Daisy fuses these divergent approaches into a series of episodic compositions that develop through numerous changes in density, mood and tempo. Morse code-like staccato melodies build on knotty contrapuntal interplay, underscored by irregular locomotive rhythms and spare solo sections that transpose jagged themes into expansive meditations on space and sound – refracting the madcap lunacy of Raymond Scott through the mirrored lens of Steve Reich. At other times, exotic atmospheres negotiate extremes of chiaroscuro, cinematically transitioning from bright optimism to ominous darkness. On "Blue Space" and "Chi Harp Call In E," Daisy's percolating marimba lines and ritualistic tom-tom rolls accent the mood, supported by Falzone's sonorous glissandos and Lonberg-Holm's tender pizzicato and sinewy arco.

The chamber music tilt of the trio's instrumentation does not prohibit detours into more assertive territory.
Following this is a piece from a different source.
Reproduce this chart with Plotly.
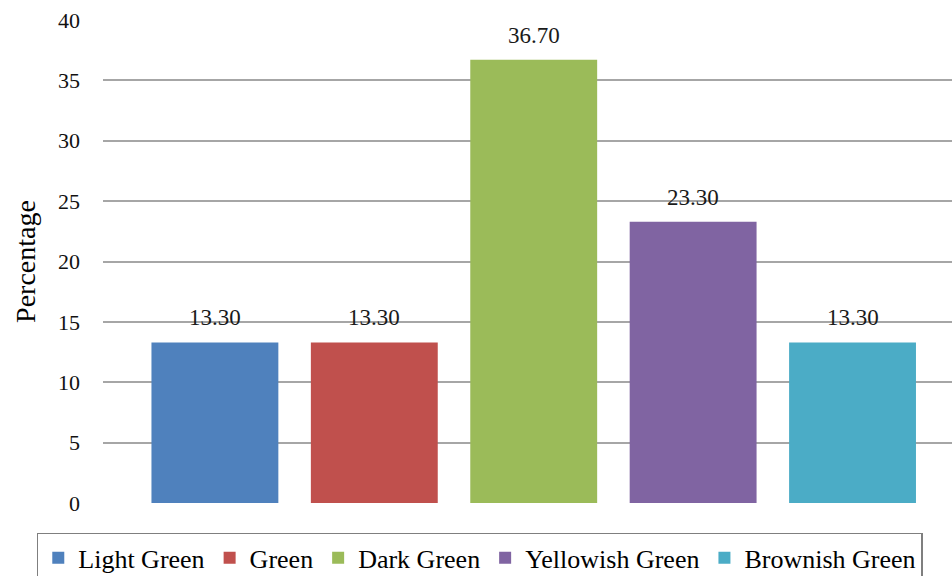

Lonberg-Holm's frantic double-stops dominate the angular onset of "The Silver Fence," while the coruscating waves of white noise emanating from his pedals book-end "Winnemac," which is smartly offset by an interlude for spare clarinet and percussion. The tortuous closer, "Falling," deftly invokes jazz tradition, with Daisy's swinging ride cymbal and fragmented snare rolls fueling circuitous statements from his sidemen, including spry walking bass lines from Lonberg-Holm – a bluesy detour briefly mirrored on "The Silver Fence."

Falzone's lyricism, Lonberg-Holm's timbral diversity and Daisy's disciplined trap set ruminations provide these labyrinthine works with a lively, albeit sober center. Expanding beyond the prescribed conventions of jazz tradition to incorporate elements of contemporary classical music, Aerial Age documents the impressive talents of Chicago's next generation of composer/improvisers.